Over 92% of people found guilty of animal cruelty avoid spending time in prison, according to a new report.
The Centre for Crime Prevention, which compiled the report, said that despite the seriousness of animal cruelty offences serious penalties are extremely rare.
The current maximum jail sentence for animal cruelty in England and Wales is six months but the Government is being urged to increase this to five years.
Among those cases that resulted in a fine or a suspended sentence rather than a prison sentence were the starving of a dog to death; strangling of a cat before throwing it in the bin; and the filming of a bulldog down the stairs so many times that it had to be put down.
Analysis by the Centre for Crime Prevention found that of the 13,862 people found guilty of animal cruelty in England and Wales between 2005 to 2015, just 1,063 received a prison sentence.
A third of cases (34%) resulted in community service, while a quarter (24%) were punished with a fine.

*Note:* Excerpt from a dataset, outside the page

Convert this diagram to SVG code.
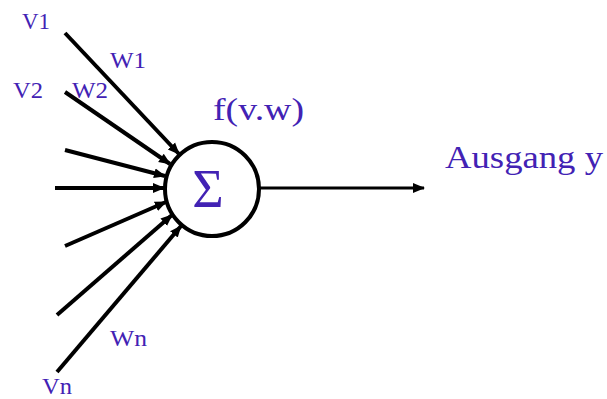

The size of these fines has also dropped over the past decade, falling from an average of £479 in 2005 to just £296 in 2016.
The report said the current maximum sentence for animal cruelty of six months in prison is the lowest in Europe and recommends that it should be brought in line with Northern Ireland and increased to five years.
Peter Cuthbertson, director of the Centre for Crime Prevention, said: “Animal lovers will be horrified to learn that animal cruelty is one of the many offences treated extremely leniently by our courts.
“The Government is currently exploring tougher sentences for animal cruelty. This is absolutely necessary.
The RSPCA said it would also like to see the maximum sentence increased to five years.
Its interim chief executive, Michael Ward, said: “While the RSPCA is seeing unbelievably shocking and distressing cases go before the courts, only a tiny proportion of animal abusers actually receive an immediate custodial sentence.”
The charity said a poll had found that seven out of 10 people would like to see tougher sentencing for animal welfare offences.